Nifty's outlook for August 11, 2025 is bearish, with sustained selling pressure and technical weakness prevailing; immediate support is seen at 24,200, and resistance lies at 24,500–24,600. Traders should watch these levels closely, as any move above 24,500 could see upsides, but current sentiment and market structure indicate downside risks remain dominant.
Key supporting details:
Nifty 50 closed at 24,363.3, down 232.85 points (-0.95%) in the last session amid broad-based selling and negative market breadth.

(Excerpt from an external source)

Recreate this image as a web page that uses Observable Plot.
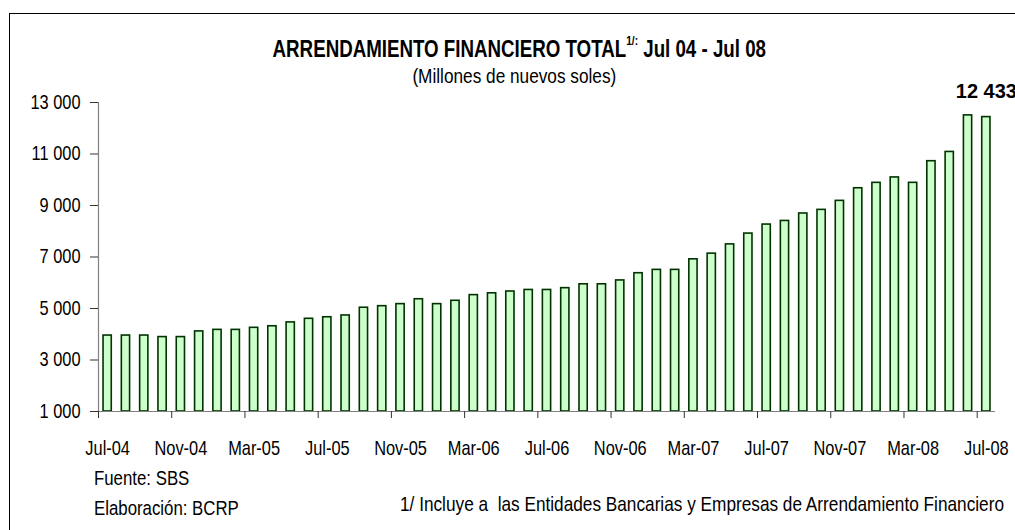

The index has recorded six consecutive weeks of losses, marking its longest losing streak since March 2020, reflecting persistent weakness.
Technical indicators highlight strong selling pressure: breakdowns below major moving averages (100-DMA at 24,500; now a resistance; 200-DMA at 24,050 as next support), with the short-term trend characterized by a lower-top, lower-bottom formation.
Support zones for Monday are at 24,200–24,000; resistance is at 24,500–24,600. Any pullback to resistance should be viewed as a “sell-on-rise” opportunity in a weak trend.
Sectors across the board are weak, with Realty, Consumer Durables, Metals, and Auto falling the most; mid-caps and small-caps are also underperforming.
Sentiment is fragile due to continued FII outflows and concerns over global factors including higher US tariffs on Indian goods and a weakening rupee.
Derivatives data shows highest put writing at 24,200 and call writing at 24,500, reinforcing the trading range and potential volatility at these levels.
Additional facts:
If Nifty decisively breaks below 24,200, further downside to the 23,800 region is possible.
Resistance above 24,500 is capped until decisive momentum builds; sustained closes above this could open targets toward 24,800–25,000, but current technicals do not support that scenario for Monday.
Overall, expect selling pressure to persist around and below 24,200, with any rebounds likely facing renewed resistance at 24,500–24,600. Short-term strategy remains cautious, favoring trades aligned with the prevailing downtrend.